Does Migration Assistant Transfer Everything? What Actually Moves — and What Doesn't

Apple's Migration Assistant is one of the smoothest tools for moving from one Mac to another. But "does it transfer everything?" is a question worth unpacking carefully — because the honest answer is almost everything, with some meaningful exceptions that depend heavily on your setup.

What Migration Assistant Is Designed to Transfer

Migration Assistant moves data from your old Mac (or a Time Machine backup, or even a Windows PC) to a new one. When you run it, you choose from four main categories:

  • Applications — your installed apps
  • User Account(s) — your home folder, settings, and preferences
  • Files and Folders — documents, downloads, and other data outside your home folder
  • System & Network Settings — Wi-Fi passwords, display preferences, and similar configurations

For most everyday users, this covers the majority of what they actually use day-to-day. Your Desktop, Documents, Downloads, Photos library, Mail data, contacts, calendars, Safari bookmarks, and app preferences all fall within these categories.

What Transfers Well

When the migration goes smoothly, these items move reliably:

ItemTypically Transfers
Documents, photos, videos✅ Yes
App preferences and settings✅ Yes
Email accounts and messages✅ Yes (via Mail)
Wi-Fi passwords✅ Yes
Keychain (passwords)✅ Yes
iCloud data✅ Re-syncs after login
Fonts✅ Yes
System preferences✅ Yes

Where It Gets More Complicated 🔍

This is where individual setups start to diverge.

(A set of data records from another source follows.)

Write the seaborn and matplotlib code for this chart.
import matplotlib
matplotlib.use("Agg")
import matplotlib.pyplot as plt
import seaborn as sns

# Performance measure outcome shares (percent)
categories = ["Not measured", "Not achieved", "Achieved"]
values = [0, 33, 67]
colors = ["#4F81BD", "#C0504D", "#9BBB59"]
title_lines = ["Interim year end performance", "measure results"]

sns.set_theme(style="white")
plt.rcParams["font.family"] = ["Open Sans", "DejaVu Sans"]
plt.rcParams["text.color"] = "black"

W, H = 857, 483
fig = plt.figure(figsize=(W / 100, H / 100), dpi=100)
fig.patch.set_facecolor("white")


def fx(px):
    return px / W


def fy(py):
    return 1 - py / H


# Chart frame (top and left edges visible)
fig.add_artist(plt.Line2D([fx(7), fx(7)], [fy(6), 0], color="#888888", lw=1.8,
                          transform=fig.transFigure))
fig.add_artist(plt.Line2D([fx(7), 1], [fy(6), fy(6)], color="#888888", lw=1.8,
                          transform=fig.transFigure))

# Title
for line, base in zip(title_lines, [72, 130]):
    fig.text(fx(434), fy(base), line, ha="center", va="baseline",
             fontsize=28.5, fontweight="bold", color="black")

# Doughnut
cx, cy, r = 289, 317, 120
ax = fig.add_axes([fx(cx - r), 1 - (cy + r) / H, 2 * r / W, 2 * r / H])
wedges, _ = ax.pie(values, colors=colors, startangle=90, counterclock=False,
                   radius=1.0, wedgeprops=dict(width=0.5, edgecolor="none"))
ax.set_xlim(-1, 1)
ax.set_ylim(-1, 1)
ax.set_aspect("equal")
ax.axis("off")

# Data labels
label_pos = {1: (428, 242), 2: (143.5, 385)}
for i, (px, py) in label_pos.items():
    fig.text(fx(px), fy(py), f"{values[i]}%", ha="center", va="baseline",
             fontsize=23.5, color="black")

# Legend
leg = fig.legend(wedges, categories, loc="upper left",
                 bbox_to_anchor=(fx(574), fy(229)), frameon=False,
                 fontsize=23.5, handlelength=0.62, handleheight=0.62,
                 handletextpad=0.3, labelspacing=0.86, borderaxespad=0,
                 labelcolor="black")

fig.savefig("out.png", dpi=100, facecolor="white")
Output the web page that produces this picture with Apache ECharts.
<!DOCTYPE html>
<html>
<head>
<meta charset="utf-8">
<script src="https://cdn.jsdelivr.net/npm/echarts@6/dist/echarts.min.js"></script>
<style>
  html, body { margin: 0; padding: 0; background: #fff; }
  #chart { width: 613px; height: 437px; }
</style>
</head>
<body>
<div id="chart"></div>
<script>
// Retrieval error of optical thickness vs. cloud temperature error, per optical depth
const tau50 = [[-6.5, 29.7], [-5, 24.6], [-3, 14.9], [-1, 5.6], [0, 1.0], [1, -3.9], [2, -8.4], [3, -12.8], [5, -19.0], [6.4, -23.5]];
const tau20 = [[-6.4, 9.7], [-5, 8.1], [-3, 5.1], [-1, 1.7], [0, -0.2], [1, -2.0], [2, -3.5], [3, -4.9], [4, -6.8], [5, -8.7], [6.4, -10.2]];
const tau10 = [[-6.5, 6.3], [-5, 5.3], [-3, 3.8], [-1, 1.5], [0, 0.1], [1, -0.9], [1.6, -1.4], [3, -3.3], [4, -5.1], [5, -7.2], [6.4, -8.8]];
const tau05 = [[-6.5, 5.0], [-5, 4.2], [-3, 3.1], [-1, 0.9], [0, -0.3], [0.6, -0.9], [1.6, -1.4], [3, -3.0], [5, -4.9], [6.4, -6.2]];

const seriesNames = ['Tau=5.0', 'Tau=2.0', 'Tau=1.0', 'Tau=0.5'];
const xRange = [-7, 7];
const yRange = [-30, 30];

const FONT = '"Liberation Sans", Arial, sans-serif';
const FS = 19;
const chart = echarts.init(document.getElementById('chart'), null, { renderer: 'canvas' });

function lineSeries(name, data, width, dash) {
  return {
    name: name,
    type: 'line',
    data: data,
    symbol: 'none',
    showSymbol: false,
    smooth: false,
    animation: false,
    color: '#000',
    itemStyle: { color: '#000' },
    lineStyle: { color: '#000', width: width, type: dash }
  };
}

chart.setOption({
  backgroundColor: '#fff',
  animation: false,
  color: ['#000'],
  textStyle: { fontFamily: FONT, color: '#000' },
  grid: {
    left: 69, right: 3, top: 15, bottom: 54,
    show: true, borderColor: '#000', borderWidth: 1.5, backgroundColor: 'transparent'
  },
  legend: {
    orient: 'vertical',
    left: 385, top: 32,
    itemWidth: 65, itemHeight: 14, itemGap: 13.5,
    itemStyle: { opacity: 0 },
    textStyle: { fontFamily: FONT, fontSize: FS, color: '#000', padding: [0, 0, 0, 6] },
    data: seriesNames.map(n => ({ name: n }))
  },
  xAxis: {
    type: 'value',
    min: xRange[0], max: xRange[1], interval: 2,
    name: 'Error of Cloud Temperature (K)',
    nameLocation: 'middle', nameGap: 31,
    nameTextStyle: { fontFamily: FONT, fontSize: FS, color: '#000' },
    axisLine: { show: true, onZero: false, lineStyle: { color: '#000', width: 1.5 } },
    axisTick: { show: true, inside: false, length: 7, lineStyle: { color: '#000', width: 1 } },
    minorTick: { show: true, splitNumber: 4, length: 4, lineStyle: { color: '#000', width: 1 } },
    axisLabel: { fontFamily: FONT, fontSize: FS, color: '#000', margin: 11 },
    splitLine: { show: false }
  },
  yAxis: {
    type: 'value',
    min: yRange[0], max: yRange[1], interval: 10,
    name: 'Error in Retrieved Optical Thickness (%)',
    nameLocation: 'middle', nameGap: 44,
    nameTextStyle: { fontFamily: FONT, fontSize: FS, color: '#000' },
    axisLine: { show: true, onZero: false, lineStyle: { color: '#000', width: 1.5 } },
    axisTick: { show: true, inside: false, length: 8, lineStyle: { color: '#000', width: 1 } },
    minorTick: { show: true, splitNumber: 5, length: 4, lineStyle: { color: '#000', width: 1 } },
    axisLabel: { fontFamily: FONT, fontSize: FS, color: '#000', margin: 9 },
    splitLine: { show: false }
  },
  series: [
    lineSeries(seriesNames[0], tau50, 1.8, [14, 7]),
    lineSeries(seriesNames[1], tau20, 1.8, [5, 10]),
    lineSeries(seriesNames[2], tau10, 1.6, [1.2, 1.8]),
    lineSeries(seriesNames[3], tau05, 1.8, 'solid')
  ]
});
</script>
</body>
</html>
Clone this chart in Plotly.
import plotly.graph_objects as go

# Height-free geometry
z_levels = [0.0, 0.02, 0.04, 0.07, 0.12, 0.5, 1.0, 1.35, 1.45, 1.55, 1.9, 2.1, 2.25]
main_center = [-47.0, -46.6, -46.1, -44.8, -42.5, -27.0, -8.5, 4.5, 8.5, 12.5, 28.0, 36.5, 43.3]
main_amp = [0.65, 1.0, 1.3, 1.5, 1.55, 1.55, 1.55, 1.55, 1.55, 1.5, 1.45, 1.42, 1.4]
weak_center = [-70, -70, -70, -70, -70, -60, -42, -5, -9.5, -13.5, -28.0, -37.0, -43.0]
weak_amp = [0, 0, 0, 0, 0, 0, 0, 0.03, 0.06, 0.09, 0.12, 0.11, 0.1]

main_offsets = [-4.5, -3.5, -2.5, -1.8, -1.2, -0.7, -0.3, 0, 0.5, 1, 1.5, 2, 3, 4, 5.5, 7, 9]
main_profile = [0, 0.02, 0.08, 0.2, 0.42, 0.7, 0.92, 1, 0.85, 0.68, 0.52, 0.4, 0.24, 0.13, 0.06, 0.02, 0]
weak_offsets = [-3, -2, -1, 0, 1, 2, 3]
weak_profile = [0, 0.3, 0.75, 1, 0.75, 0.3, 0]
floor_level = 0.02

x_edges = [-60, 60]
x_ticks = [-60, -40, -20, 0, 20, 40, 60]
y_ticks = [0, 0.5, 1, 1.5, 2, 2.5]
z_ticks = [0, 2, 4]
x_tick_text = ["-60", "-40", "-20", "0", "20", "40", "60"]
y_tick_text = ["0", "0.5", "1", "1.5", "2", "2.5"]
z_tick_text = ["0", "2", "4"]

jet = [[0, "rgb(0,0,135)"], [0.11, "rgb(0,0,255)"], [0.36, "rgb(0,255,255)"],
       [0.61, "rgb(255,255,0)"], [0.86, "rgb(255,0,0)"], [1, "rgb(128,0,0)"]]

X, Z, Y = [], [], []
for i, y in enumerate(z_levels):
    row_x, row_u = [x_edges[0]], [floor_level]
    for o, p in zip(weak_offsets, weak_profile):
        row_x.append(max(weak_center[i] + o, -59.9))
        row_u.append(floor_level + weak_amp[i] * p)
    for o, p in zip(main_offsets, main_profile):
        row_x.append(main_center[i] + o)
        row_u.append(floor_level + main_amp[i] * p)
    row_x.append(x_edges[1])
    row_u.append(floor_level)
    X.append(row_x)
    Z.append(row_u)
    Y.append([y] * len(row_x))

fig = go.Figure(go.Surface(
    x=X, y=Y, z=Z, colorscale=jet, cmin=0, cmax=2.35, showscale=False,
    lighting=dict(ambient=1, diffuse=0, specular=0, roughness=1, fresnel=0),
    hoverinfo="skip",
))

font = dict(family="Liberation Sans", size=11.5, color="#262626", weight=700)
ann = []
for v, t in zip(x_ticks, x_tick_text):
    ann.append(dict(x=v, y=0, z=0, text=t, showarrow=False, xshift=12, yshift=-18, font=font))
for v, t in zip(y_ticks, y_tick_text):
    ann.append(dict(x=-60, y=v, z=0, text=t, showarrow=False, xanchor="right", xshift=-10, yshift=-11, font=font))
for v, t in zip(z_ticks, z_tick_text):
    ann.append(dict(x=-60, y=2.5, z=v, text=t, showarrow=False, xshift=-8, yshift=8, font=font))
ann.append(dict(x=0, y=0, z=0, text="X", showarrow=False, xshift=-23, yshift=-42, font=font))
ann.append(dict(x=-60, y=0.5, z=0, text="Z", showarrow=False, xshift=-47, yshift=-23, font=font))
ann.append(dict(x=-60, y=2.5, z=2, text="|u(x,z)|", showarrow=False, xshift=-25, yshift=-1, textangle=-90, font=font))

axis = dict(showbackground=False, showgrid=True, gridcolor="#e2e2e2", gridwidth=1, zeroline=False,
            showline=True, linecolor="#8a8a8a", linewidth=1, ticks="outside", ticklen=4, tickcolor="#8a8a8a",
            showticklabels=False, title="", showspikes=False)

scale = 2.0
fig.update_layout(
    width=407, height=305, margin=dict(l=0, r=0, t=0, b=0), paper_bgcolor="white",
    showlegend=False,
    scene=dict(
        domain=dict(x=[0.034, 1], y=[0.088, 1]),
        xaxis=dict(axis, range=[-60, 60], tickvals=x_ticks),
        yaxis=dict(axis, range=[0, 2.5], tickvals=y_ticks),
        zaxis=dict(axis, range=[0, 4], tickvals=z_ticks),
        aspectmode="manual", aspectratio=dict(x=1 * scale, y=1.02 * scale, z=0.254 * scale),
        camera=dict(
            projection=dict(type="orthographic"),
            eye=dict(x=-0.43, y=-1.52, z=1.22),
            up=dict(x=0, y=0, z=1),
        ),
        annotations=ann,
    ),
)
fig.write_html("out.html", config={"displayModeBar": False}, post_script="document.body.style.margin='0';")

Apps That Require Re-Authorization

Migration Assistant can copy an application's files, but it cannot transfer a software license or subscription seat. Apps tied to activation codes or DRM — like Adobe Creative Cloud, Microsoft Office, or certain audio plugins — will often prompt you to re-enter your credentials or reactivate on the new machine. The app arrives on your new Mac, but it may not open correctly until you've gone through that process.

System-Level Software and Kernel Extensions

Drivers, virtual machine software, and low-level system utilities don't always migrate cleanly. Tools like VPN clients, audio interface drivers, or virtualization software (Parallels, VMware Fusion) sometimes need to be reinstalled fresh rather than migrated, because they interact deeply with macOS at a level that doesn't always survive the move intact.

macOS Version Gaps

If your old Mac is running a significantly older version of macOS and your new Mac ships with a newer one, Migration Assistant handles this reasonably well — but some older preference files, plugins, or system extensions may not be compatible with the new OS. The migration will complete, but certain behaviors or settings may not carry over as expected.

Homebrew, Developer Tools, and Command-Line Environments

If you use Homebrew, have customized your shell environment, or rely on tools installed via the Terminal, these can be hit or miss. Homebrew installations, .zshrc or .bash_profile settings, and development environment configurations technically transfer as part of your home folder — but software compiled for an older architecture (especially anything not yet updated for Apple Silicon) may not run correctly on a new chip.

Large External or Cloud-Synced Libraries

Migration Assistant works best when everything is on the source machine's internal drive. Photos libraries stored on external drives, or content managed by third-party cloud sync services (Google Drive, Dropbox, OneDrive), may not be included in the migration — or may simply re-sync from the cloud after the fact. Either way, that content isn't necessarily "transferred" so much as re-downloaded.

The Variables That Shape Your Results

Several factors determine how complete your migration experience feels:

  • Source machine — Mac-to-Mac migrations are smoother than Windows-to-Mac migrations, which have more limitations
  • Transfer method — a direct Wi-Fi or cable connection typically results in fewer errors than migrating from a Time Machine backup, which depends on the backup being complete and current
  • macOS version gap — migrations between machines running similar OS versions tend to go more cleanly
  • Chip architecture — moving from an Intel Mac to an Apple Silicon Mac can surface compatibility issues with older apps or extensions
  • Software complexity — a Mac used primarily for email and documents migrates far more completely than one used for professional audio production, software development, or video editing

What You Should Do Before Migrating

Regardless of your setup, a few habits reduce headaches:

  • Make a list of apps and check which ones require re-authorization
  • Note any software license keys before you start
  • Update your source Mac to the latest compatible macOS version before migrating
  • Back up first — run a fresh Time Machine backup or create a bootable clone as insurance

The Part That Depends on Your Situation

Migration Assistant genuinely transfers the majority of what most people have on their Mac. For a typical user — someone who writes documents, browses the web, manages email, and uses a handful of apps — it often feels seamless. 🎯

But for users with complex software environments, professional tools, or significant amounts of data living outside the standard home folder structure, the gaps become more noticeable. Whether those gaps are minor inconveniences or significant obstacles depends entirely on how your current Mac is set up and how you use it — which is something no general guide can assess for you.